Oh that’s good, Hayden. Well done. A bit of intrigue to whet their appetites.
“There’s a narrator who comments on your actions. The writing for the narrator is probably some of the best humorous writing that’s ever been in a video game. Whenever you think you’ve outsmarted the narrator, well, you probably didn’t. He’s omniscient, and especially astute at commenting on video game tropes. Are video game tropes low-hanging fruit? Perhaps, but The Stanley Parable is probably the smartest indictment I’ve ever seen, only occasionally indulgent or pretentious—unlike this review.”

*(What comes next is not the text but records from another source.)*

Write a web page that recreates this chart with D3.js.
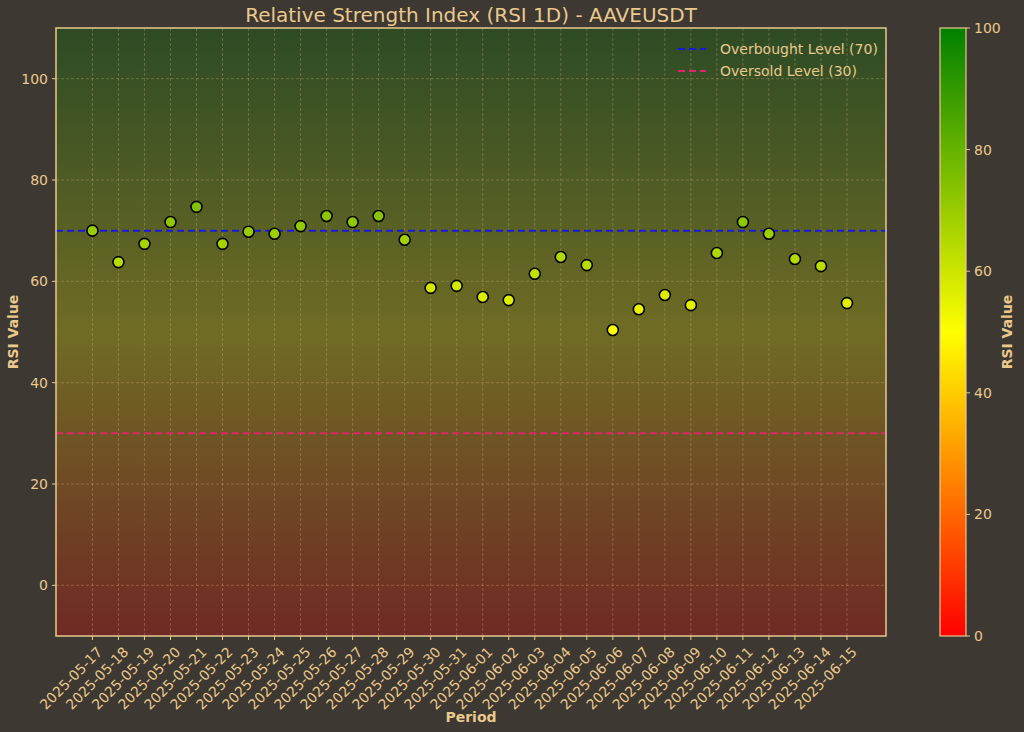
<!DOCTYPE html>
<html><head><meta charset="utf-8">
<script src="https://cdn.jsdelivr.net/npm/d3@7"></script>
<style>
body{margin:0;background:#3d3831;}
text{font-family:"DejaVu Sans",sans-serif;}
</style></head>
<body>
<svg id="chart" width="1024" height="732"></svg>
<script>
const dates = ["2025-05-17","2025-05-18","2025-05-19","2025-05-20","2025-05-21","2025-05-22","2025-05-23","2025-05-24","2025-05-25","2025-05-26","2025-05-27","2025-05-28","2025-05-29","2025-05-30","2025-05-31","2025-06-01","2025-06-02","2025-06-03","2025-06-04","2025-06-05","2025-06-06","2025-06-07","2025-06-08","2025-06-09","2025-06-10","2025-06-11","2025-06-12","2025-06-13","2025-06-14","2025-06-15"];
const rsi = [70.0,63.8,67.4,71.7,74.7,67.4,69.8,69.4,70.9,72.9,71.7,72.9,68.2,58.7,59.1,56.9,56.3,61.5,64.8,63.2,50.4,54.5,57.3,55.3,65.6,71.7,69.4,64.4,63.0,55.7];
const yTicks = [0,20,40,60,80,100];
const cbTicks = [0,20,40,60,80,100];
const overbought = 70, oversold = 30;

const ink = "#e9c98d";
const svg = d3.select("#chart");
const L = 56, R = 886, T = 28, B = 636;
const x = d3.scaleLinear().domain([-1.4, 30.5]).range([L, R]);
const y = d3.scaleLinear().domain([-10, 110]).range([B, T]);
const cmap = d3.scaleLinear().domain([0, 50, 100]).range(["#ff0000", "#ffff00", "#008000"]);

const defs = svg.append("defs");
const bg = defs.append("linearGradient").attr("id", "bg").attr("x1", 0).attr("y1", 1).attr("x2", 0).attr("y2", 0);
const cb = defs.append("linearGradient").attr("id", "cb").attr("x1", 0).attr("y1", 1).attr("x2", 0).attr("y2", 0);
d3.range(0, 101, 10).forEach(v => {
  bg.append("stop").attr("offset", v / 100).attr("stop-color", cmap(v));
  cb.append("stop").attr("offset", v / 100).attr("stop-color", cmap(v));
});

svg.append("rect").attr("x", L).attr("y", T).attr("width", R - L).attr("height", B - T).attr("fill", "#3d3831");
svg.append("rect").attr("x", L).attr("y", T).attr("width", R - L).attr("height", B - T).attr("fill", "url(#bg)").attr("opacity", 0.26);

// grid
const g = svg.append("g");
g.selectAll("line.gy").data(yTicks).join("line")
  .attr("x1", L).attr("x2", R).attr("y1", d => y(d)).attr("y2", d => y(d))
  .attr("stroke", ink).attr("stroke-opacity", 0.35).attr("stroke-dasharray", "3,2").attr("stroke-width", 0.8);
g.selectAll("line.gx").data(dates).join("line")
  .attr("x1", (d, i) => x(i)).attr("x2", (d, i) => x(i)).attr("y1", T).attr("y2", B)
  .attr("stroke", ink).attr("stroke-opacity", 0.35).attr("stroke-dasharray", "3,2").attr("stroke-width", 0.8);

// reference lines
svg.append("line").attr("x1", L).attr("x2", R).attr("y1", y(overbought)).attr("y2", y(overbought))
  .attr("stroke", "#1a1adf").attr("stroke-width", 2).attr("stroke-dasharray", "7,4");
svg.append("line").attr("x1", L).attr("x2", R).attr("y1", y(oversold)).attr("y2", y(oversold))
  .attr("stroke", "#e0246a").attr("stroke-width", 2).attr("stroke-dasharray", "7,4");

// points
svg.selectAll("circle.pt").data(rsi).join("circle")
  .attr("cx", (d, i) => x(i)).attr("cy", d => y(d)).attr("r", 5.5)
  .attr("fill", d => cmap(d)).attr("stroke", "#000").attr("stroke-width", 1.6);

svg.append("rect").attr("x", L).attr("y", T).attr("width", R - L).attr("height", B - T)
  .attr("fill", "none").attr("stroke", ink).attr("stroke-width", 1.5);

// y axis
svg.selectAll("text.yt").data(yTicks).join("text")
  .attr("x", L - 8).attr("y", d => y(d)).attr("dy", "0.35em").attr("text-anchor", "end")
  .attr("fill", ink).attr("font-size", 14).text(d => d);
svg.selectAll("line.ytk").data(yTicks).join("line")
  .attr("x1", L - 4).attr("x2", L).attr("y1", d => y(d)).attr("y2", d => y(d)).attr("stroke", ink);

// x axis
svg.selectAll("line.xtk").data(dates).join("line")
  .attr("x1", (d, i) => x(i)).attr("x2", (d, i) => x(i)).attr("y1", B).attr("y2", B + 4).attr("stroke", ink);
svg.selectAll("text.xt").data(dates).join("text")
  .attr("transform", (d, i) => `translate(${x(i) + 4},${B + 10}) rotate(-45)`)
  .attr("text-anchor", "end").attr("dy", "0.7em")
  .attr("fill", ink).attr("font-size", 14).text(d => d);

svg.append("text").attr("x", (L + R) / 2).attr("y", 722).attr("text-anchor", "middle")
  .attr("fill", ink).attr("font-size", 14).attr("font-weight", "bold").text("Period");
svg.append("text").attr("transform", `translate(18,${(T + B) / 2}) rotate(-90)`).attr("text-anchor", "middle")
  .attr("fill", ink).attr("font-size", 14).attr("font-weight", "bold").text("RSI Value");
svg.append("text").attr("x", (L + R) / 2).attr("y", 22).attr("text-anchor", "middle")
  .attr("fill", ink).attr("font-size", 20).text("Relative Strength Index (RSI 1D) - AAVEUSDT");

// legend
const leg = [["Overbought Level (70)", "#1a1adf"], ["Oversold Level (30)", "#e0246a"]];
const lg = svg.selectAll("g.leg").data(leg).join("g").attr("transform", (d, i) => `translate(678,${49 + i * 22})`);
lg.append("line").attr("x1", 0).attr("x2", 28).attr("stroke", d => d[1]).attr("stroke-width", 2).attr("stroke-dasharray", "7,4");
lg.append("text").attr("x", 42).attr("dy", "0.35em").attr("fill", ink).attr("font-size", 14).text(d => d[0]);

// colorbar
const cy = d3.scaleLinear().domain([0, 100]).range([B, T]);
svg.append("rect").attr("x", 940).attr("y", T).attr("width", 26).attr("height", B - T)
  .attr("fill", "url(#cb)").attr("stroke", ink).attr("stroke-width", 1.2);
svg.selectAll("text.cbt").data(cbTicks).join("text")
  .attr("x", 974).attr("y", d => cy(d)).attr("dy", "0.35em").attr("fill", ink).attr("font-size", 14).text(d => d);
svg.selectAll("line.cbk").data(cbTicks).join("line")
  .attr("x1", 966).attr("x2", 970).attr("y1", d => cy(d)).attr("y2", d => cy(d)).attr("stroke", ink);
svg.append("text").attr("transform", `translate(1012,${(T + B) / 2}) rotate(-90)`).attr("text-anchor", "middle")
  .attr("fill", ink).attr("font-size", 14).attr("font-weight", "bold").text("RSI Value");
</script>
</body></html>
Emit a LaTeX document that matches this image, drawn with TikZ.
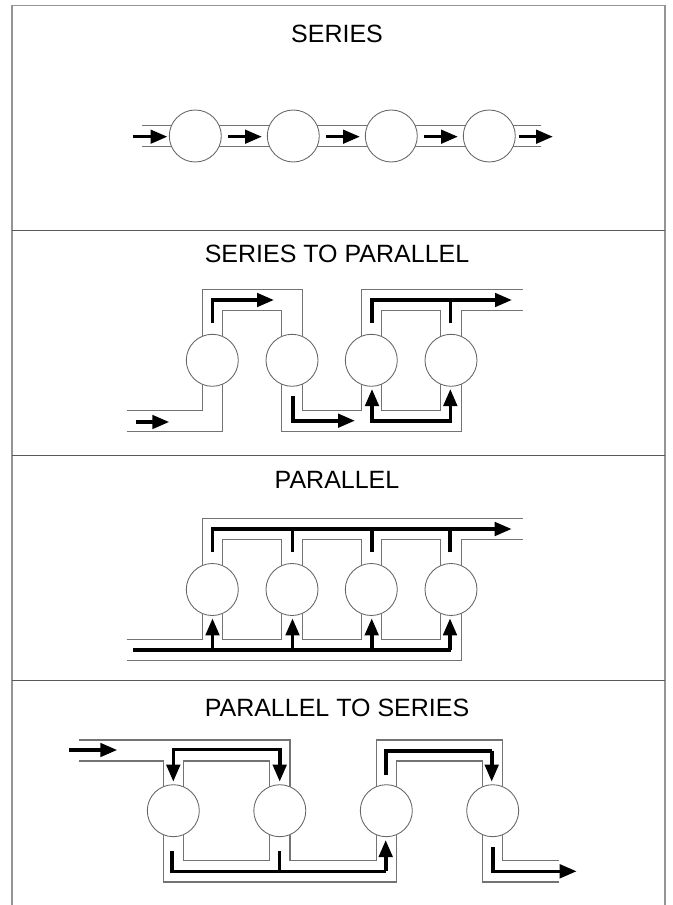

Hayden wanted to refer to GladOS—it would be an apt comparison, after all—but chickened out and moved on.
“This game is better than any write-up could ever convey, if only because the game itself is so spoilable. It’s all about making choices: if you have a red and blue door and a disembodied voice tells you you’re supposed to go through the red door, what do you do? And what if when the game ended, you went right back to the beginning and choose the other door? Or turned around and go through neither door? Or just stood in a broom closet?”
“The Stanley Parable is a commentary on video games, to be sure, but also has much to say on human nature, free will—or the illusion thereof—office jobs, impatience, boredom, bureaucracy, and even how to use slideshows to assure employees that everything is okay.”
Hayden pauses. Sips water. Speaking for a few paragraphs of text has got him exhausted.
He thinks about how Roger Ebert said games couldn’t be art because of the way choice alters authorial intent. He wishes Ebert had the chance to play The Stanley Parable—not because he thinks the medium needs legitimizing by another industry’s critic, but just because he’s curious what Ebert would’ve thought.
To Hayden, The Stanley Parable is one of the foremost examples of the power of nonlinear stories, of the potential for this weird new art form he’s spent his whole life messing around with. He also hopes that calling out some of these tropes will finally put them to rest (even though a deeper part of his brain knows that will never happen).
“Please, go play The Stanley Parable or at least the demo. I can’t guarantee you’ll get anything out of it, but I hope you will.”
Not the best review I’ve read, Hayden, but it’ll do. I think it’ll do just fine.
THE END IS NEVER THE END IS NEVER THE END IS NEVER THE END IS NEVER THE END IS NEVER THE END IS NEVER THE END IS NEVER THE END IS NEVER
This is a review by a man named Hayden. Hayden worked for a company in a big building where he was employee number…he didn’t know. The company had lost count. Hayden’s job was simple. He sat at his desk and pushed buttons on a keyboard. These buttons made articles. Sometimes these articles were about video games.